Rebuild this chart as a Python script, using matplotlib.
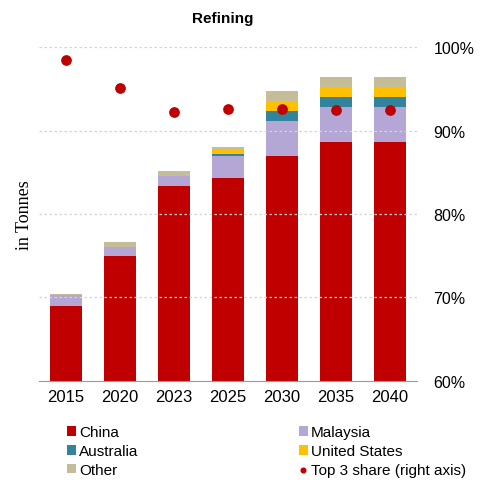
import numpy as np
import matplotlib
matplotlib.use('Agg')
import matplotlib.pyplot as plt

plt.rcParams['font.family'] = ['Liberation Sans', 'DejaVu Sans']

years = ['2015', '2020', '2023', '2025', '2030', '2035', '2040']
# stacked volumes (arbitrary tonnage units)
china = [22.5, 37.4, 58.4, 60.8, 67.4, 71.6, 71.6]
malaysia = [3.2, 2.7, 3.0, 6.6, 10.4, 10.4, 10.4]
australia = [0.0, 0.0, 0.0, 0.6, 3.0, 3.0, 3.0]
united_states = [0.0, 0.0, 0.0, 1.2, 3.0, 3.0, 3.0]
other = [0.4, 1.5, 1.5, 0.9, 3.0, 3.0, 3.0]
top3_share = [98.4, 95.1, 92.2, 92.6, 92.6, 92.5, 92.5]

series = [('China', china, '#C00000'),
          ('Malaysia', malaysia, '#B4A7D6'),
          ('Australia', australia, '#31849B'),
          ('United States', united_states, '#FFC000'),
          ('Other', other, '#C4BD97')]

fig = plt.figure(figsize=(4.94, 4.81), dpi=100)
ax = fig.add_axes([0.079, 0.206, 0.765, 0.694])
x = np.arange(len(years))

bottom = np.zeros(len(years))
handles = {}
for name, vals, col in series:
    b = ax.bar(x, vals, 0.6, bottom=bottom, color=col, label=name, zorder=2)
    handles[name] = b
    bottom += np.array(vals)

ax.set_ylim(0, 100)
ax.set_xlim(-0.5, 6.5)
ax.set_yticks([])
ax.set_xticks(x)
ax.set_xticklabels(years, fontsize=12)
ax.tick_params(axis='x', length=0, pad=6)
for s in ['top', 'right', 'left']:
    ax.spines[s].set_visible(False)
ax.spines['bottom'].set_color('#999999')
ax.set_ylabel('in Tonnes', family='Liberation Serif', fontsize=13, labelpad=4)

ax2 = ax.twinx()
ax2.set_ylim(60, 100)
ax2.set_yticks([60, 70, 80, 90, 100])
ax2.set_yticklabels(['60%', '70%', '80%', '90%', '100%'], fontsize=11.5)
ax2.tick_params(axis='y', length=0, pad=12)
for s in ['top', 'right', 'left', 'bottom']:
    ax2.spines[s].set_visible(False)
for v in [70, 80, 90, 100]:
    ax2.axhline(v, color='#d4d4d4', lw=0.9, ls=(0, (2, 2)), zorder=1)
dots = ax2.scatter(x, top3_share, s=45, color='#C00000', zorder=5,
                   label='Top 3 share (right axis)')

fig.text(0.45, 0.96, 'Refining', ha='center', va='center', fontsize=11, fontweight='bold')

kw = dict(frameon=False, fontsize=11, handlelength=0.6, handleheight=0.6,
          handletextpad=0.2, labelspacing=0.32, borderaxespad=0, borderpad=0)
fig.legend([handles['China'], handles['Australia'], handles['Other']],
           ['China', 'Australia', 'Other'],
           loc='upper left', bbox_to_anchor=(0.135, 0.114), **kw)
fig.legend([handles['Malaysia'], handles['United States'], dots],
           ['Malaysia', 'United States', 'Top 3 share (right axis)'],
           loc='upper left', bbox_to_anchor=(0.605, 0.114), markerscale=0.5, **kw)

fig.savefig('out.png', dpi=100)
· · · · · · ·
◆ Task goal:
From the opening line of the listing above through the line bearing "label='Top 3 share", repeat each line exactly. Drop every picture.

◆ Result:
Rebuild this chart as a Python script, using matplotlib.
import numpy as np
import matplotlib
matplotlib.use('Agg')
import matplotlib.pyplot as plt

plt.rcParams['font.family'] = ['Liberation Sans', 'DejaVu Sans']

years = ['2015', '2020', '2023', '2025', '2030', '2035', '2040']
# stacked volumes (arbitrary tonnage units)
china = [22.5, 37.4, 58.4, 60.8, 67.4, 71.6, 71.6]
malaysia = [3.2, 2.7, 3.0, 6.6, 10.4, 10.4, 10.4]
australia = [0.0, 0.0, 0.0, 0.6, 3.0, 3.0, 3.0]
united_states = [0.0, 0.0, 0.0, 1.2, 3.0, 3.0, 3.0]
other = [0.4, 1.5, 1.5, 0.9, 3.0, 3.0, 3.0]
top3_share = [98.4, 95.1, 92.2, 92.6, 92.6, 92.5, 92.5]

series = [('China', china, '#C00000'),
          ('Malaysia', malaysia, '#B4A7D6'),
          ('Australia', australia, '#31849B'),
          ('United States', united_states, '#FFC000'),
          ('Other', other, '#C4BD97')]

fig = plt.figure(figsize=(4.94, 4.81), dpi=100)
ax = fig.add_axes([0.079, 0.206, 0.765, 0.694])
x = np.arange(len(years))

bottom = np.zeros(len(years))
handles = {}
for name, vals, col in series:
    b = ax.bar(x, vals, 0.6, bottom=bottom, color=col, label=name, zorder=2)
    handles[name] = b
    bottom += np.array(vals)

ax.set_ylim(0, 100)
ax.set_xlim(-0.5, 6.5)
ax.set_yticks([])
ax.set_xticks(x)
ax.set_xticklabels(years, fontsize=12)
ax.tick_params(axis='x', length=0, pad=6)
for s in ['top', 'right', 'left']:
    ax.spines[s].set_visible(False)
ax.spines['bottom'].set_color('#999999')
ax.set_ylabel('in Tonnes', family='Liberation Serif', fontsize=13, labelpad=4)

ax2 = ax.twinx()
ax2.set_ylim(60, 100)
ax2.set_yticks([60, 70, 80, 90, 100])
ax2.set_yticklabels(['60%', '70%', '80%', '90%', '100%'], fontsize=11.5)
ax2.tick_params(axis='y', length=0, pad=12)
for s in ['top', 'right', 'left', 'bottom']:
    ax2.spines[s].set_visible(False)
for v in [70, 80, 90, 100]:
    ax2.axhline(v, color='#d4d4d4', lw=0.9, ls=(0, (2, 2)), zorder=1)
dots = ax2.scatter(x, top3_share, s=45, color='#C00000', zorder=5,
                   label='Top 3 share (right axis)')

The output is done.